Truly, a decade is a long time to commit to anything. In 10 years, even the most successful bands experience lineup shake ups, hiatuses and break-ups, but The Cave Singers have held it together with a foundation of shuffling instrumentation, gentle vocals, and deftly plucked strings.  The real key to staying together is simple: they are best friends who support each other musically and otherwise. The Cave Singers even created a new band with all the same members, just wearing different metaphorical hats.

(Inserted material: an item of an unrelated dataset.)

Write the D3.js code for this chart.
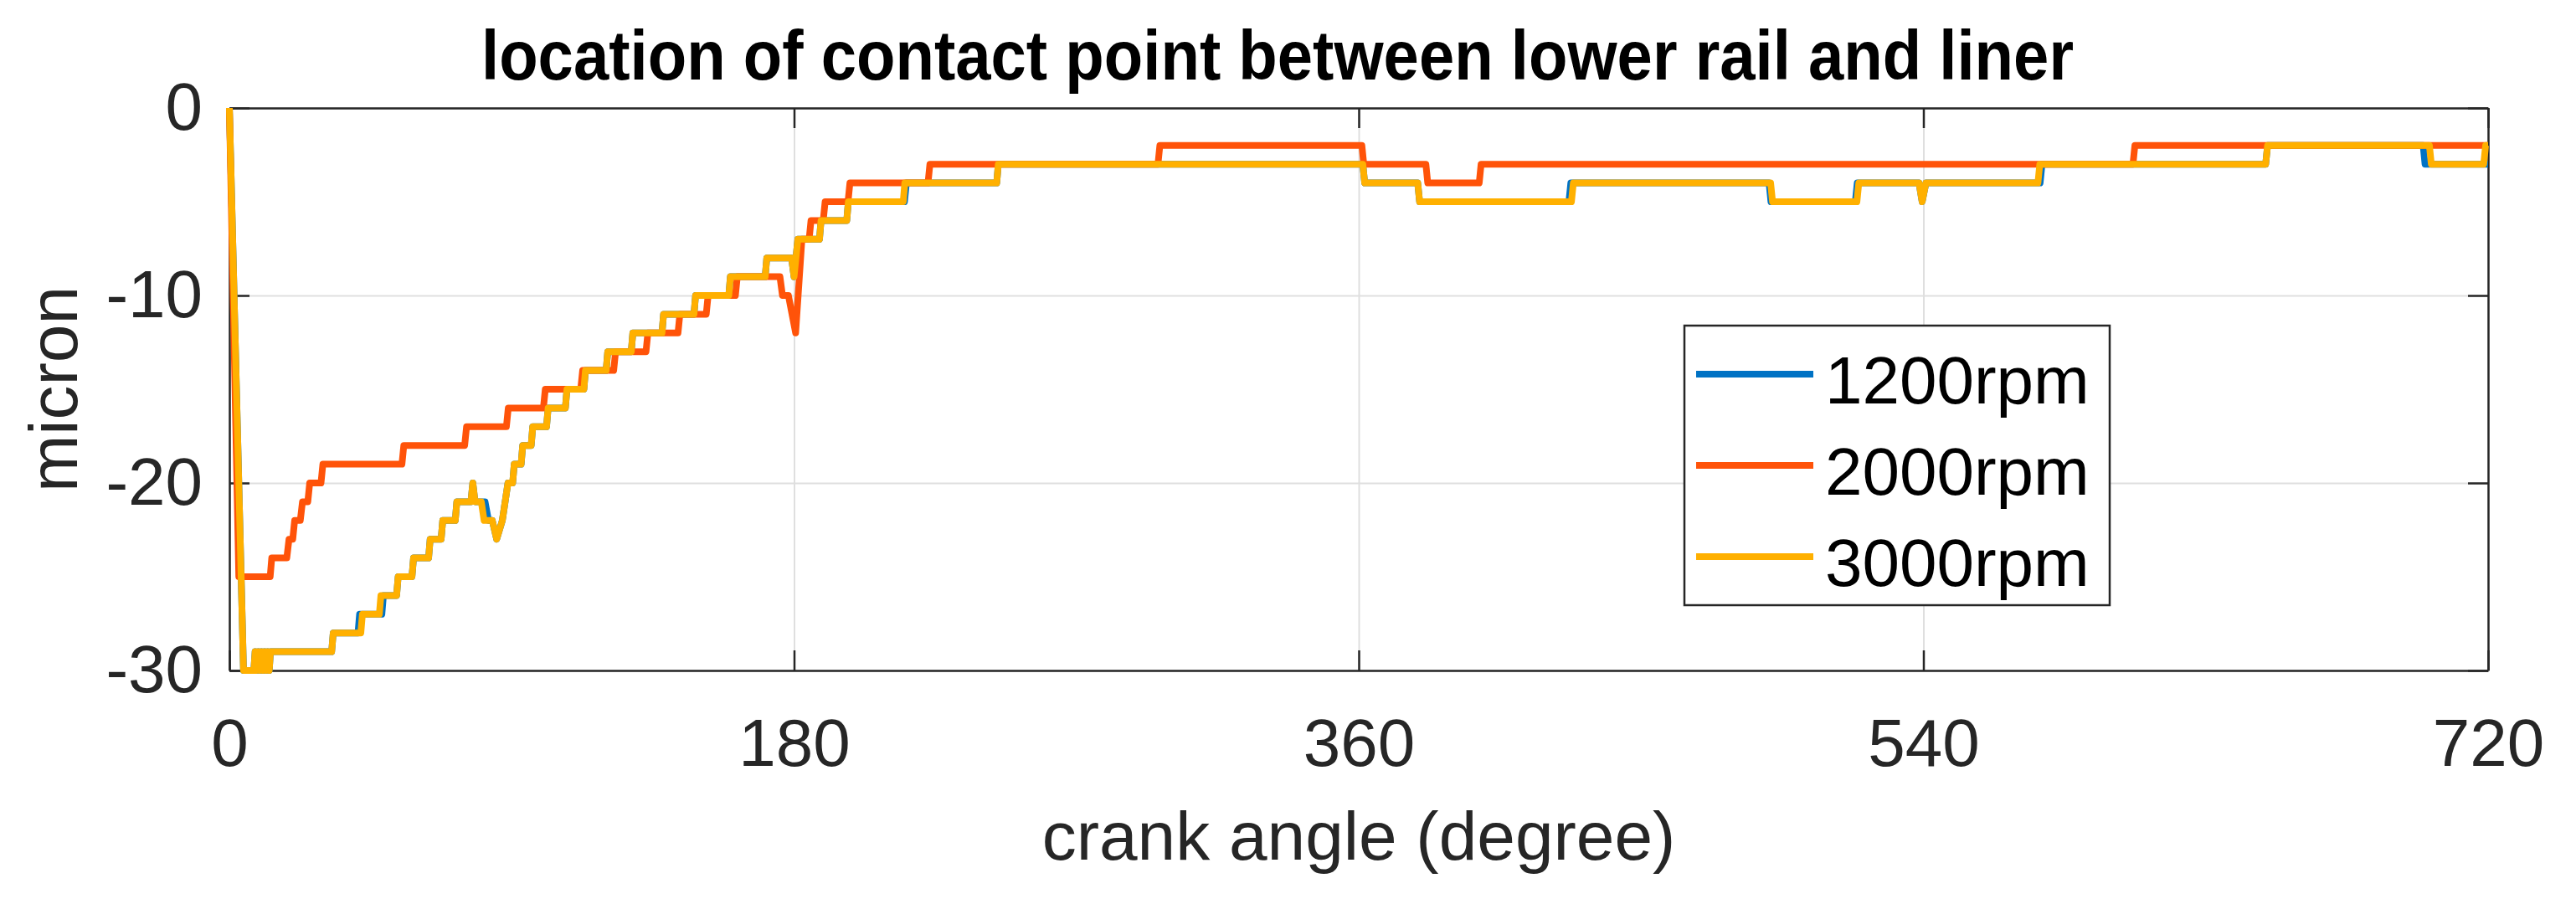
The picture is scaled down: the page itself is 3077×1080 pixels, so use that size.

“Two years ago Pete made a solo album called Fail On, Fail Better, and I at the same time made this record with Amber Webber from Black Mountain, called Kodiak Deathbeds. It was sort of neat to take a break from The Cave Singers, and now we actually have a new band where we all just switch instruments called Cold Soda. It’s The Cave Singers, but it’s not The Cave Singers, it is still making music with my best friends.”  

Last year saw the band return to the Cave Singers moniker and release Banshee, which featured a different approach than previous releases. While that album featured a more complex orchestration style, older albums like Naomi (2013), No Witch (2011), Welcome to Joy (2009), and Invitation Songs (2007) contained a street busking rawness. For their newest offering, the band found success in a crowdfunding campaign, with backers from around the world pledging 116 per cent of the posted goal.

“It was great, our label Jagjaguwar was really supportive of our decision. The only thing was, you would be on tour, and orders would come in and you couldn’t fill them until you got back,” Fudesco explains. 

In the past decade, Cave Singers has routinely made appearances in Western Canada.

“We love touring Canada, and you always go back to the place you have a good time and meet good place, plus it’s beautiful. We are looking forward to playing Calgary,” he says.

As for the next five years, the boys focus is on their new project to bring a different side of themselves for fans to enjoy, but seems like The Cave Singers have a strong formula for keeping themselves alive.

Cave Singers perform September 14 at the Habitat (Kelowna), September 15 at Spirit Bar at the Hume Hotel (Nelson),  September 16 at Commonwealth Bar & Stage (Calgary), September 17 at The Starlite Room (Edmonton), September 18 at Amigo’s (Saskatoon), and September 20 at The Good Will (Winnipeg).